- Born: December 24, 1952 (age 73) White Deer, Texas, USA
- Spouse: Jerry H. Young
- Awards: American Statistical Association Founders Award

Academic background
- Education: BSc, 1974, MSc, 1976, West Texas State University PhD, 1981, Oklahoma State University
- Thesis: Estimation and Testing Procedures for the Parameters of the Negative Binomial Distribution (1981)

Academic work
- Institutions: National Agricultural Statistics Service University of Florida University of Nebraska–Lincoln Oklahoma State University

= Linda J. Young =

American statistician

Linda Jean Young (nee Willson; born December 24, 1952) is an American statistician. She is the chief mathematical statistician and director of research and development at the National Agricultural Statistics Service. Her research interests include integrating diverse data, especially that involving spatial data, agricultural data, and statistical ecology.

==Early life and education==
Young was born on December 24, 1952 in White Deer, Texas, USA. Young earned her Bachelor's degree and Master's degree in mathematics from West Texas State University and her PhD in statistics from Oklahoma State University in 1981.

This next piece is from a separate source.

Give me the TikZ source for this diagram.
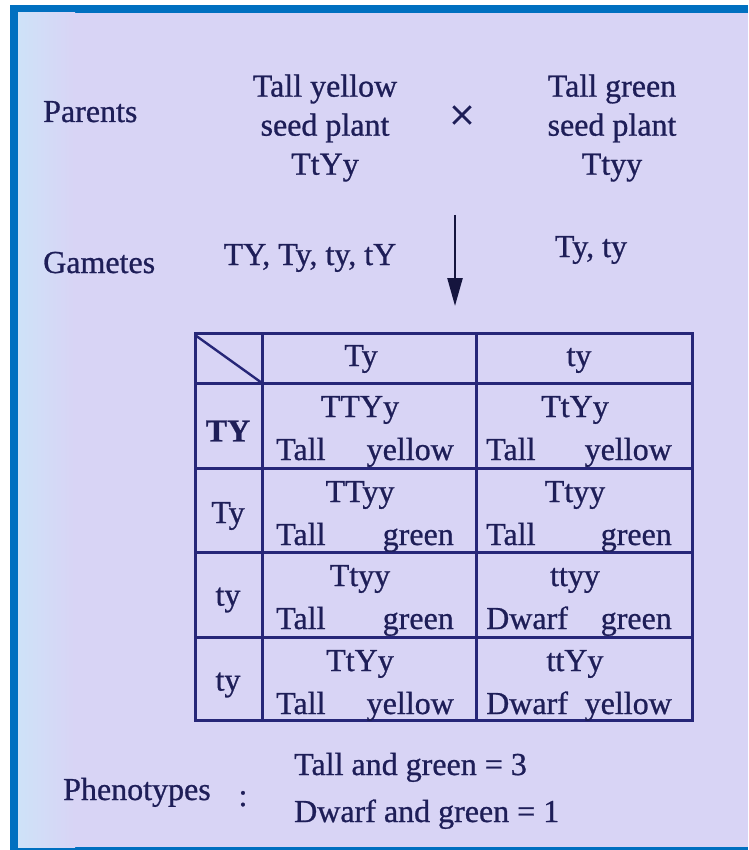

In 2018, Young was inducted into Oklahoma State University's Hall of Fame.

==Career==
Upon completing her PhD, Young accepted faculty positions at Oklahoma State University, the University of Nebraska–Lincoln, and the University of Florida. In 1994, Young was elected a Fellow of the American Statistical Association. In 2008, she was named the recipient of the American Statistical Association Founders Award. While at the University of Florida, Young was elected a Fellow of the American Association for the Advancement of Science "for her work with the development of statistical methods in environmental, agricultural and health sciences."

Young left Florida in 2013 to become the chief mathematical statistician at the National Agricultural Statistics Service (NASS). In this role, she oversaw the first publication by the NASS on measures of uncertainty for all its census estimates.

==Personal life==
Young and her husband Jerry have three children together.